Handling Unhandled Cases
ALWAYS handle the else case in switches/type checks. Crash on unexpected inputs.
Actively check that the program stays within understood guardrails. As soon as something unexpected happens → CRASH.
match msg:
case SystemMessage(): return {"role": "system", "content": msg.content}
case UserMessage(): return {"role": "user", "content": msg.content}
case AssistantMessage(): return {"role": "assistant", "content": msg.content}
case _: raise TypeError(f"Unexpected message type: {type(msg)}")
Sometimes let natural exceptions serve as crashes:
# If this should NEVER fail (you control all callers):
operator_map = {AND_OPERATOR_ID: "AND", OR_OPERATOR_ID: "OR", NOT_OPERATOR_ID: "NOT"}
return _parse_boolean_expression(store, operator_map[operator_id], node.children[1:])

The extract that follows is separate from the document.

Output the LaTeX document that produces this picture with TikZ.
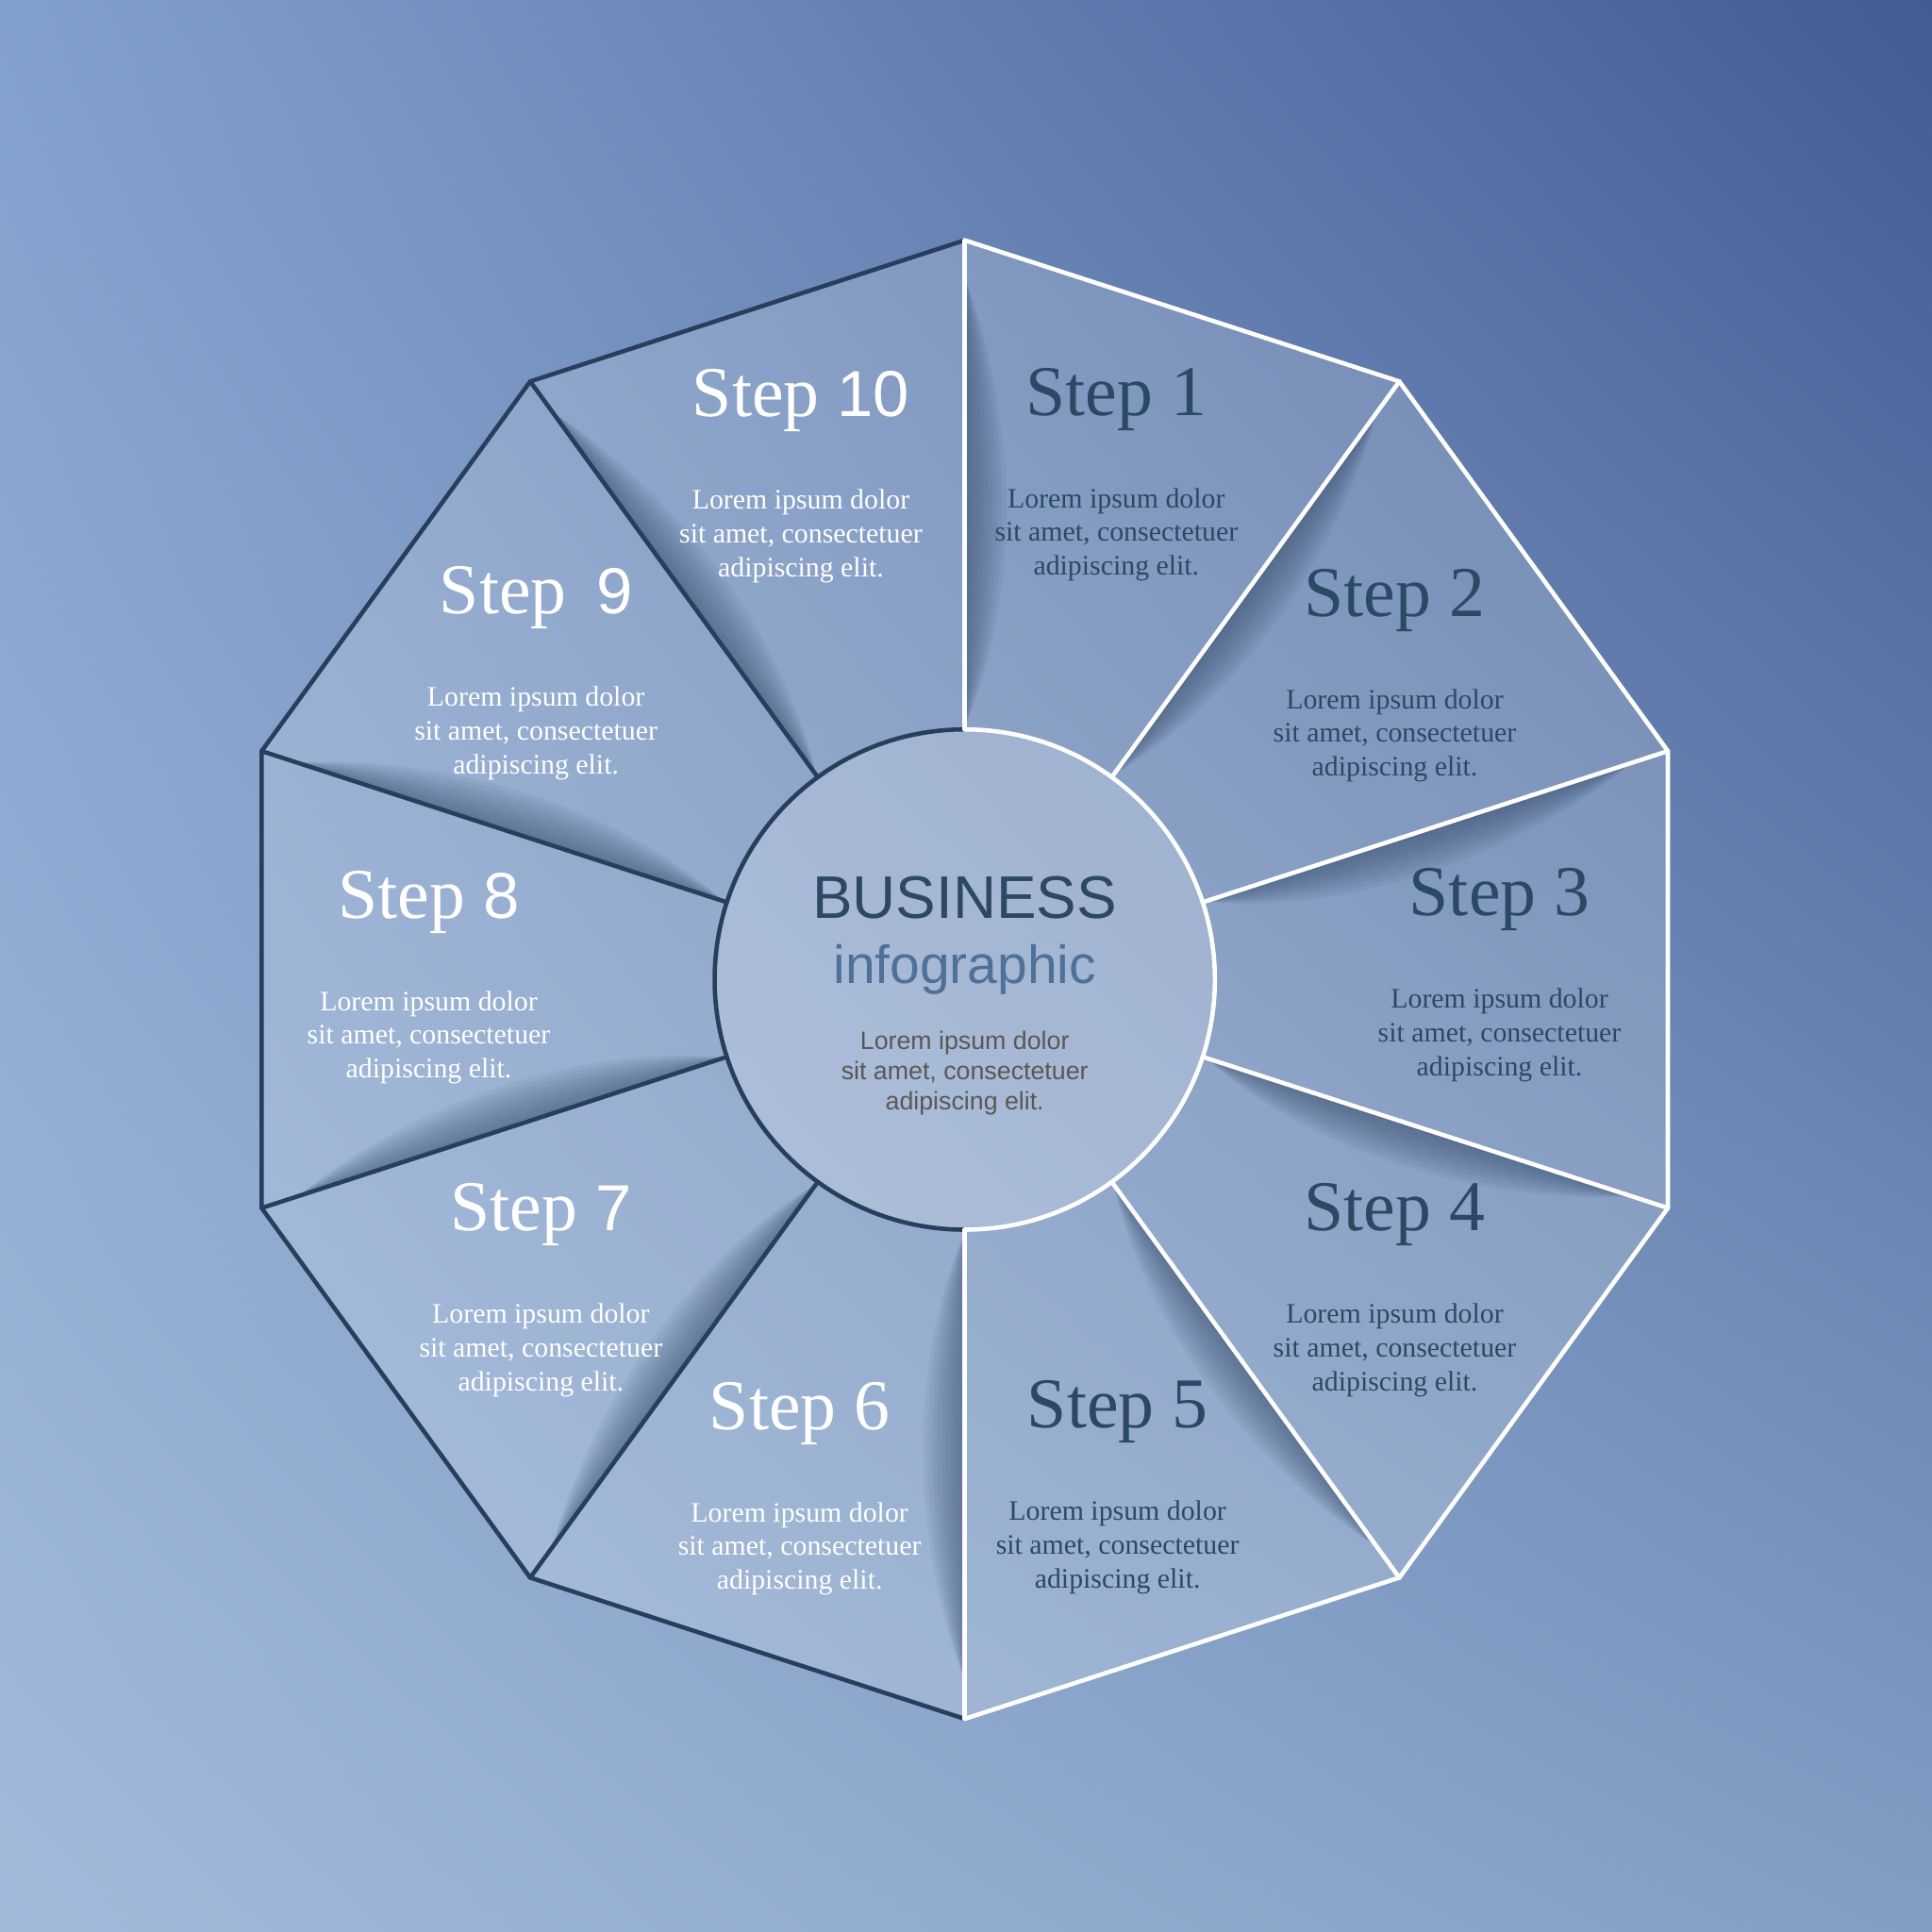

# KeyError here means a programming error - let it crash
# But if it's user input or external data, be explicit:
if operator_id not in operator_map:
raise ValueError(f"Invalid operator: {operator_id}")
Sentinel Objects
Using None
as a default is fine when it means "nothing special" or "use default behavior":
def format_data(data: str, formatter: Formatter | None = None):
if formatter is None:
return data # No formatting, just return as-is
return formatter.format(data)
Use sentinel objects when there's a semantic difference between passing None
and not passing anything:
# Example: JSON API where {"key": null} differs from {} (no key)
_UNSET = object() # Sentinel value
def update_json_api(endpoint: str, key: str, value: Any = _UNSET):
payload = {}
if value is not _UNSET:
# This handles both None and actual values
payload[key] = value # {"key": null} if value is None
# If value is _UNSET, key is omitted entirely: {}
return requests.post(endpoint, json=payload)
Re-exporting Modules
Do not create new __init__.py
files that re-export things from sibling/child modules, i.e. __all__ == ["ThingFromSubmoduleA", "ThingFromSubmoduleB", ...]
If you find yourself in a codebase that already has a well-established file like that, it's OK to continue using and adding to it.
But DO NOT create such a file yourself without my explicit permission.
Final Rule
When in doubt, CRASH. Better to fail loudly than silently corrupt state.